Possibly the most vivid example of taking the outside view that I’ve seen comes from Ferrett Steinmetz:

I was suicidally down yesterday for no reason except brain chemistry, waking up with the belief that everyone I knew would be much better off if I killed myself. And I did my usual ration-checks to see if what depression was saying was correct – because, like bullies, occasionally the cruel will tell you what the kind will not. So I looked at the evidence.

What the evidence told me was that as a polyamorous man, I had several women who loved me deeply, women who had the choice of other partners and yet still cared about me enough to send me texts and emails, and this should be evidence that I was not a worthless human being. At which point my depression started in on me: See? All these women who love you, and you just write them off. That’s how selfish you are, ignoring the adoration of these women. You’re such a self-centered asshole, you should kill yourself.

Fortunately, I knew my old adversary well enough to understand where it was leading me. I stepped away from the self-destructive sequence my depression was trying to guide me down, recognizing that when I’m in this mood every path goes straight to off-yourself-ville, and understood that the facts would have to be enough.

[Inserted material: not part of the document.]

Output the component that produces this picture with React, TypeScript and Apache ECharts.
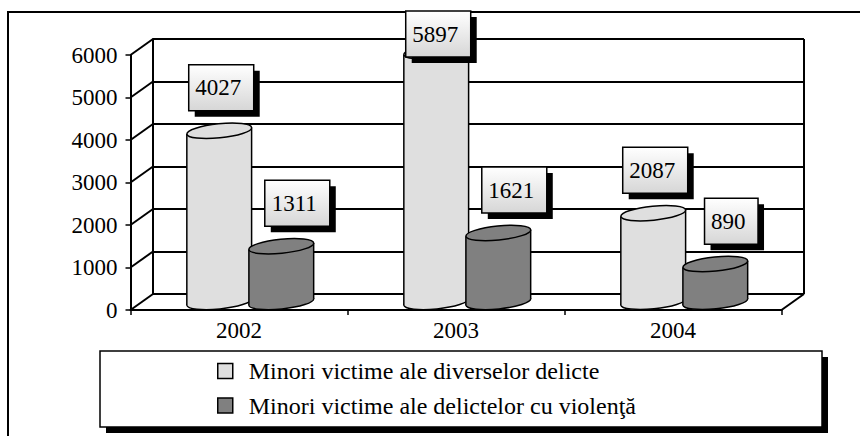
import React, { useEffect, useRef } from 'react';
import * as echarts from 'echarts';

const categories = ['2002', '2003', '2004'];
const seriesNames = [
  'Minori victime ale diverselor delicte',
  'Minori victime ale delictelor cu violenţă',
];
const diverseValues = [4027, 5897, 2087];
const violentValues = [1311, 1621, 890];
const yTickValues = [0, 1000, 2000, 3000, 4000, 5000, 6000];

const FONT = 'Liberation Serif';
const DX = 22.5;
const DY = -16;
const FRONT = { left: 130.5, top: 55, width: 651, height: 255 };
const BACK = { left: FRONT.left + DX, top: FRONT.top + DY, width: 651, height: 255 };
const LIGHT = '#dfdfdf';
const DARK = '#808080';
const TILT = 0.1;
const FRAME_TOP = 12;

function cylinderRenderer(offsetFactor: number, color: string) {
  return (params: any, api: any) => {
    const ci = api.value(0);
    const v = api.value(1);
    const top = api.coord([ci, v]);
    const base = api.coord([ci, 0]);
    const band = api.size([1, 0])[0];
    const rx = band * 0.15;
    const ry = 7;
    const cx = top[0] + DX / 2 + band * offsetFactor;
    const ty = top[1] + DY / 2;
    const by = base[1] + DY / 2;
    const c = rx * Math.cos(TILT);
    const s = rx * Math.sin(TILT);
    const stroke = { stroke: '#000', lineWidth: 1.5 };
    return {
      type: 'group',
      children: [
        { type: 'ellipse', shape: { cx, cy: by, rx, ry }, rotation: TILT, originX: cx, originY: by, style: { fill: color, ...stroke } },
        { type: 'polygon', shape: { points: [[cx - c, ty + s], [cx + c, ty - s], [cx + c, by - s], [cx - c, by + s]] }, style: { fill: color } },
        { type: 'line', shape: { x1: cx - c, y1: ty + s, x2: cx - c, y2: by + s }, style: stroke },
        { type: 'line', shape: { x1: cx + c, y1: ty - s, x2: cx + c, y2: by - s }, style: stroke },
        { type: 'ellipse', shape: { cx, cy: ty, rx, ry }, rotation: TILT, originX: cx, originY: ty, style: { fill: color, ...stroke } },
      ],
    };
  };
}

function labelRenderer(offsetFactor: number, labelDx: number) {
  return (params: any, api: any) => {
    const ci = api.value(0);
    const v = api.value(1);
    const top = api.coord([ci, v]);
    const band = api.size([1, 0])[0];
    const cx = top[0] + DX / 2 + band * offsetFactor + labelDx;
    const text = String(v);
    const w = text.length * 11.5 + 19;
    const h = 46;
    let y = top[1] + DY / 2 - 43 - h / 2;
    y = Math.max(y, FRAME_TOP - 1);
    const x = cx - w / 2;
    return {
      type: 'group',
      children: [
        { type: 'rect', shape: { x: x + 6, y: y + 6, width: w, height: h }, style: { fill: '#000' } },
        {
          type: 'rect',
          shape: { x, y, width: w, height: h },
          style: {
            fill: new echarts.graphic.LinearGradient(0, 0, 0, 1, [
              { offset: 0, color: '#ffffff' },
              { offset: 1, color: '#d6d6d6' },
            ]),
            stroke: '#000',
            lineWidth: 1.5,
          },
        },
        {
          type: 'text',
          x: x + w / 2 - 3,
          y: y + h / 2,
          style: { text, fontSize: 23, fontFamily: FONT, fill: '#000', align: 'center', verticalAlign: 'middle' },
        },
      ],
    };
  };
}

function frameRenderer(params: any, api: any) {
  const cs = params.coordSys;
  const y = api.coord([0, api.value(1)])[1];
  const ls = { stroke: '#000', lineWidth: 2 };
  const children: any[] = [
    { type: 'line', shape: { x1: cs.x, y1: y, x2: cs.x + DX, y2: y + DY }, style: ls },
  ];
  if (params.dataIndex === 0) {
    const rx = cs.x + cs.width;
    const by = cs.y + cs.height;
    children.push({ type: 'line', shape: { x1: rx, y1: by, x2: rx + DX, y2: by + DY }, style: ls });
    children.push({ type: 'line', shape: { x1: rx + DX, y1: by + DY, x2: rx + DX, y2: cs.y + DY }, style: ls });
  }
  return { type: 'group', children };
}

export default function App() {
  const ref = useRef<HTMLDivElement>(null);
  useEffect(() => {
    if (!ref.current) return;
    const chart = echarts.init(ref.current, undefined, { renderer: 'svg' });
    const toData = (arr: number[]) => arr.map((v, i) => [i, v]);
    const axisText = { fontSize: 23, fontFamily: FONT, color: '#000' };
    chart.setOption({
      animation: false,
      backgroundColor: '#fff',
      textStyle: { fontFamily: FONT },
      grid: [
        { left: BACK.left, top: BACK.top, width: BACK.width, height: BACK.height },
        { left: FRONT.left, top: FRONT.top, width: FRONT.width, height: FRONT.height },
      ],
      xAxis: [
        { gridIndex: 0, type: 'category', data: categories, show: false },
        {
          gridIndex: 1,
          type: 'category',
          data: categories,
          axisLine: { show: true, lineStyle: { color: '#000', width: 2 } },
          axisTick: { show: true, length: 5, lineStyle: { color: '#000', width: 1.5 } },
          axisLabel: { ...axisText, margin: 9 },
          splitLine: { show: false },
        },
      ],
      yAxis: [
        {
          gridIndex: 0,
          type: 'value',
          min: 0,
          max: 6000,
          interval: 1000,
          axisLine: { show: true, lineStyle: { color: '#000', width: 2 } },
          axisTick: { show: false },
          axisLabel: { show: false },
          splitLine: { show: true, lineStyle: { color: '#000', width: 2 } },
        },
        {
          gridIndex: 1,
          type: 'value',
          min: 0,
          max: 6000,
          interval: 1000,
          axisLine: { show: true, lineStyle: { color: '#000', width: 2 } },
          axisTick: { show: true, length: 5, lineStyle: { color: '#000', width: 1.5 } },
          axisLabel: { ...axisText, margin: 13, formatter: (v: number) => String(v) },
          splitLine: { show: false },
        },
      ],
      legend: {
        orient: 'vertical',
        left: 212,
        top: 354,
        padding: 5,
        itemWidth: 15,
        itemHeight: 15,
        itemGap: 10.5,
        icon: 'rect',
        selectedMode: false,
        textStyle: { fontSize: 24, fontFamily: FONT, color: '#000', padding: [0, 0, 0, 11], lineHeight: 24 },
        data: [
          { name: seriesNames[0], itemStyle: { color: LIGHT, borderColor: '#000', borderWidth: 1.5 } },
          { name: seriesNames[1], itemStyle: { color: DARK, borderColor: '#000', borderWidth: 1.5 } },
        ],
      },
      graphic: [
        { type: 'rect', shape: { x: 8, y: FRAME_TOP, width: 1000, height: 1000 }, style: { fill: 'none', stroke: '#000', lineWidth: 2 }, z: 0 },
        { type: 'rect', shape: { x: 106, y: 357, width: 722, height: 76 }, style: { fill: '#000' }, z: 0 },
        { type: 'rect', shape: { x: 100, y: 351, width: 722, height: 76 }, style: { fill: '#fff', stroke: '#000', lineWidth: 1.5 }, z: 0 },
      ],
      series: [
        {
          type: 'custom',
          name: 'frame',
          xAxisIndex: 1,
          yAxisIndex: 1,
          z: 1,
          silent: true,
          renderItem: frameRenderer,
          data: yTickValues.map((v) => [0, v]),
        },
        {
          type: 'custom',
          name: seriesNames[0],
          xAxisIndex: 1,
          yAxisIndex: 1,
          z: 2,
          itemStyle: { color: LIGHT },
          renderItem: cylinderRenderer(-0.143, LIGHT),
          data: toData(diverseValues),
        },
        {
          type: 'custom',
          name: seriesNames[1],
          xAxisIndex: 1,
          yAxisIndex: 1,
          z: 2,
          itemStyle: { color: DARK },
          renderItem: cylinderRenderer(0.143, DARK),
          data: toData(violentValues),
        },
        {
          type: 'custom',
          name: 'labels-diverse',
          xAxisIndex: 1,
          yAxisIndex: 1,
          z: 5,
          renderItem: labelRenderer(-0.143, 2),
          data: toData(diverseValues),
        },
        {
          type: 'custom',
          name: 'labels-violent',
          xAxisIndex: 1,
          yAxisIndex: 1,
          z: 5,
          renderItem: labelRenderer(0.143, 16),
          data: toData(violentValues),
        },
      ],
    });
    return () => chart.dispose();
  }, []);
  return <div ref={ref} style={{ position: 'absolute', left: 0, top: 0, width: 860, height: 436 }} />;
}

Depression is a bully in that it’s fundamentally out to destroy you. You can’t quite get away from him, like any good bully; the best you can do is come to an understanding that this is unpleasant, but it’s nothing you should take too personally. And hope, one day, that you’ll become strong enough to walk away.

Major depression is the extreme case. If your depression is serious enough, your brain is broken. The mechanisms which would usually kick in when you were doing something wrong will be engaged even when you’re doing nothing wrong, and they will be in overdrive, taking apart everything in your life in order to find ways by which you are screwing up.

But you don’t have to believe them. You can realize that the thoughts that pop up in your mind aren’t based on reality, and that you don’t have to act on the basis of them. It won’t stop you from feeling miserable, but it might stop you from feeling even worse.

Edited to add: Of course, it’s also possible to use this view for self-deception. Maybe we’re deceiving ourselves about how our lives are going, and that self-deception will persist if we try to examine it while in a neutral emotional state. Perhaps it is only when we fail badly enough to get a strong negative emotion that the barriers of self-deception break, and we will be mistaken to dismiss our thoughts in those states because they don’t seem reasonable in other emotional states. When you use this technique, be careful to make sure that you are actually genuinely curious about what your emotions are telling you. Don’t just come up with excuses for ignoring them, ask whether you should ignore them or listen to them.

References

1: Clore, G.L. & Gasper, K., & Garvin, E. (2001). Affect as information. In J.P. Forgas (Ed.), Handbook of affect and social cognition (pp. 121–144). Mahwah, NJ: Erlbaum.

2: Schwarz, N. (2010) Feelings as information. In Van Lange, P. & Kruglanski, A. & Higgins, E.T. (Eds.), Handbook of theories of social psychology, Sange.

3: Kahneman, D. & Lovallo, D. (1993) Timid Choices and Bold Forecasts: A Cognitive Perspective on Risk Taking. Management Science, vol. 39, no. 1.